Perry joins fullback Nelson Smith (5.3 yards per carry, three touchdowns in 2018) as an impact player on the offensive side. Overall though, returning contributors are hard to come by for Navy. Only four other schools return less than the Mids’ 44 percent total production, and three of those four (UAB, UMass and Buffalo) aren’t projected to do so hot this year. Navy likely won’t be any different.

With Pehrson gone on defense, Niumatalolo brought in Brian Newberry from FCS school Kennesaw State. Kennesaw State also runs a version of the option seen at Navy, so Newberry should understand the nuances of the offense and what his unit will need to do to help feed off of that.

Newberry has plenty of young minds to mold on defense after losing the top three players at essentially every major defensive unit. He still has some talent to work with though in Nizaire Cromartie (58 tackles, 3.5 sacks) and Jackson Pittman, who racked up 35 tackles last season.

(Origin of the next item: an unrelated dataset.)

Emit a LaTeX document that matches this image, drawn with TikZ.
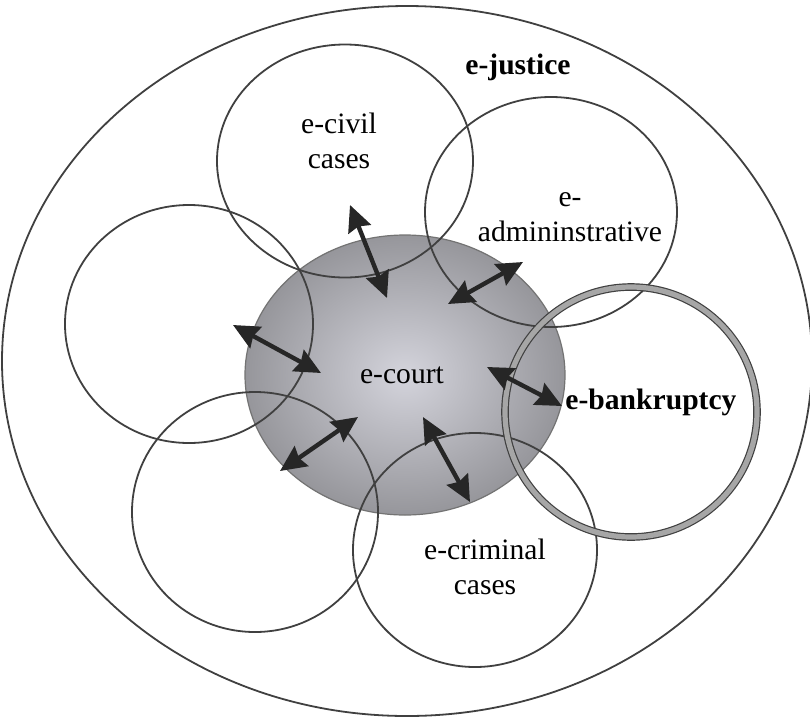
\documentclass[tikz,border=0pt]{standalone}
\usepackage{fontspec}
\setmainfont{Liberation Serif}
\usetikzlibrary{arrows.meta,shapes.geometric}

\definecolor{courtlight}{RGB}{212,212,220}
\definecolor{courtdark}{RGB}{150,150,155}

\tikzset{
  ring/.style={ellipse, inner sep=0pt, draw=black!75, line width=0.9pt},
  thickring/.style={ellipse, inner sep=0pt, draw=black!75, double=black!35,
    double distance=2.6pt, line width=0.6pt},
  court/.style={ellipse, inner sep=0pt, draw=black!55, line width=0.6pt,
    inner color=courtlight, outer color=courtdark},
  link/.style={{Stealth[length=13pt,width=12pt,inset=1.5pt]}-{Stealth[length=13pt,width=12pt,inset=1.5pt]},
    line width=2.2pt, draw=black!85},
  lbl/.style={inner sep=0pt, align=center, font=\fontsize{14.8}{17.5}\selectfont},
  blbl/.style={lbl, font=\fontsize{14.8}{17.5}\selectfont\bfseries}
}

\begin{document}
\begin{tikzpicture}[x=0.5pt, y=-0.5pt]
\useasboundingbox (0,0) rectangle (810,719);

% outer ring
\node[ring, minimum width=405pt, minimum height=355pt] (justice) at (407,361) {};

% centre
\node[court, minimum width=160pt, minimum height=140pt] (court) at (405,375) {};

% surrounding rings
\node[ring, minimum width=128pt, minimum height=116.5pt] (civil) at (345,161) {};
\node[ring, minimum width=126pt, minimum height=115pt] (admin) at (551,212) {};
\node[ring, minimum width=124pt, minimum height=119pt] (west) at (189,324) {};
\node[ring, minimum width=123pt, minimum height=120pt] (southwest) at (255,512) {};
\node[ring, minimum width=122pt, minimum height=117pt] (criminal) at (475,550) {};
\node[thickring, minimum width=126pt, minimum height=125pt] (bankruptcy) at (631,412) {};

% Labels
\node[blbl] (justicetxt) at (518,67) {e-justice};
\node[lbl] (courttxt) at (402,375) {e-court};
\node[lbl] (civiltxt) at (339,141) {e-civil\\cases};
\node[lbl] (admintxt) at (570,217) {e-\\admininstrative};
\node[lbl] (criminaltxt) at (485,567) {e-criminal\\cases};
\node[blbl] (bankruptcytxt) at (651,402) {e-bankruptcy};

% arrow ends
\coordinate (c1) at (350,205);  \coordinate (c2) at (387,298);
\coordinate (a1) at (523,262);  \coordinate (a2) at (448,304);
\coordinate (b1) at (487,367);  \coordinate (b2) at (562,406);
\coordinate (k1) at (423,417);  \coordinate (k2) at (470,502);
\coordinate (s1) at (358,417);  \coordinate (s2) at (280,471);
\coordinate (w1) at (233,325);  \coordinate (w2) at (321,373);

% links
\draw[link] (c1) -- (c2);
\draw[link] (a1) -- (a2);
\draw[link] (b1) -- (b2);
\draw[link] (k1) -- (k2);
\draw[link] (s1) -- (s2);
\draw[link] (w1) -- (w2);
\end{tikzpicture}
\end{document}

With so much turnover and a new coordinator on defense going on the road to East Hartford, Navy is UConn’s most winnable FBS game of 2019 according to S&P+ preseason projections at 37 percent.

In reality, with both teams’ defenses likely still struggling, this game will boil down to how much the Huskies’ defense has improved over the course of the season. A Navy offense is all but impossible to slow down, but if the Huskies can prevent enough long, time and energy consuming scoring drives, they might just be able to pull out a win. But given how things look right now, a win at UMass seems more probable.